Ex-Microsofter Muglia melds SQL analytics, data warehouse as a service

Snowflake's new data warehouse is designed from the ground up for the cloud and is aimed at analytics users who need high elasticity

A startup called Snowflake is setting out to create the "data warehouse as a service" market -- so analytics users can do self-service, low-to-no-maintenance data warehousing in the cloud.

The Snowflake Elastic Data Warehouse is aimed at analytics users with multiple requirements. They want to work with masses of cloud-hosted data and are looking for an alternative to legacy warehouse solutions like Teradata, but don't want to deal with large-scale database maintenance or wrangle the complexities of a solution like Hadoop.

In a phone conference, CEO (and Microsoft vet) Bob Muglia and VP of marketing Jon Bock explained that the problems Snowflake is meant to solve can't be addressed by wrapping, repackaging, or repurposing existing open source solutions. To that end, Snowflake was built from the ground up as an elastic cloud-first service that works with existing SQL-powered analytics and requires minimal maintenance.

Muglia and Bock noted that Snowflake provides an alternative to both conventional data warehousing and Hadoop by addressing certain weaknesses in each. Conventional data warehousing technology is used to analyze transactional business information. While it's powerful, it's also complex to maintain and runs mostly on premises. Hadoop is used both on-prem and in the cloud to store and analyze the new flood of semi-structured, machine-generated data, but it too is complex to maintain and requires different skill sets to work with. Efforts to merge the behaviors of the two -- such as giving Hadoop SQL querying functionality -- typically compromise the way one works over the other.

Snowflake's answer was to create an entirely new relational SQL-compatible database system. It can supply analytics software with a cloud-hosted source for its data, and it's built with "the key attributes of the cloud" in mind, as Muglia put it. The newness of the architecture is a major point. "We're not just putting infrastructure glue around things to make them work in a cloud environment," Muglia said.

The software supports both structured and semi-structured, JSON-style data, and it sports what Snowflake describes as "multidimensional elasticity" -- the ability to scale up and down, as well as to scale automatically based on usage.

Data warehouses, as Muglia noted, have not been built to be elastic. "Even the ones in cloud infrastructure don't really have true elasticity," he said. He cited an example of one cloud-hosted data warehouse product that didn't scale on the fly; rather, changing sizes simply triggered the creation of a new instance, with all the data then copied over to it -- a process that could take hours on end.
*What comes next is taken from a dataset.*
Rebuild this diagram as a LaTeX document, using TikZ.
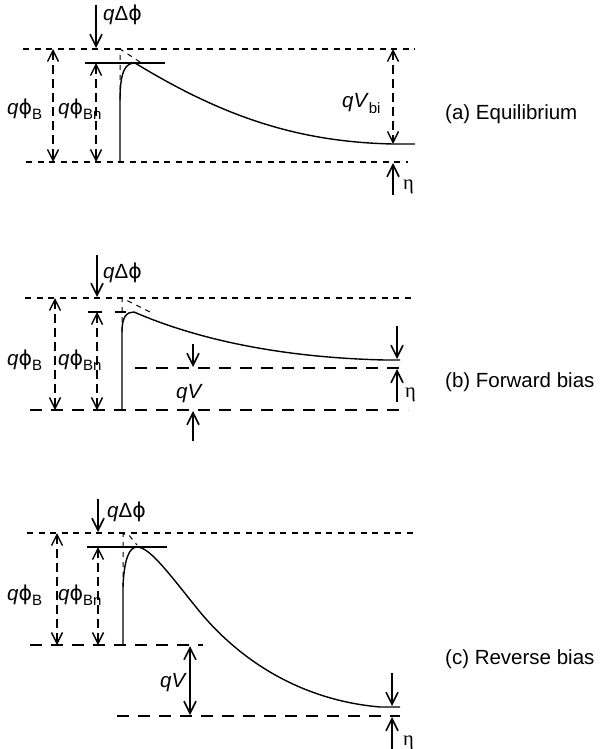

One of the side effects of this lack of elasticity is the amount of effort poured into the likes of capacity planning, and what Muglia described as "making the data fit what the systems are" -- the transformation and ETL steps that slow down the analytics process. Hadoop is sometimes used for this kind of data transformation, but the results still have to be loaded into an analytics database for further work. Snowflake, by contrast, is meant to allow the analyst to focus on what to ask of the data, rather than the massaging of the data into a form that can be queried properly.

Eclipsing or replacing BI itself isn't the goal, though. "We're not trying to put together a BI layer [itself], which is what people like Birst are focused on," Muglia said. "We're trying to be a data warehouse in the same sense as traditional on-premise layers like Teradata." The company's aim is to satisfy those who still leverage SQL as an analytics tool: "There's a huge market where SQL is still the language of data, but it's kind of a neglected market."

Muglia feels there's "an untapped opportunity of people who don't have a true enterprise data warehouse." According to him, Amazon RedShift -- the cloud giant's own data warehousing service -- gained more customers in its first two years than Teradata has had in an entire decade.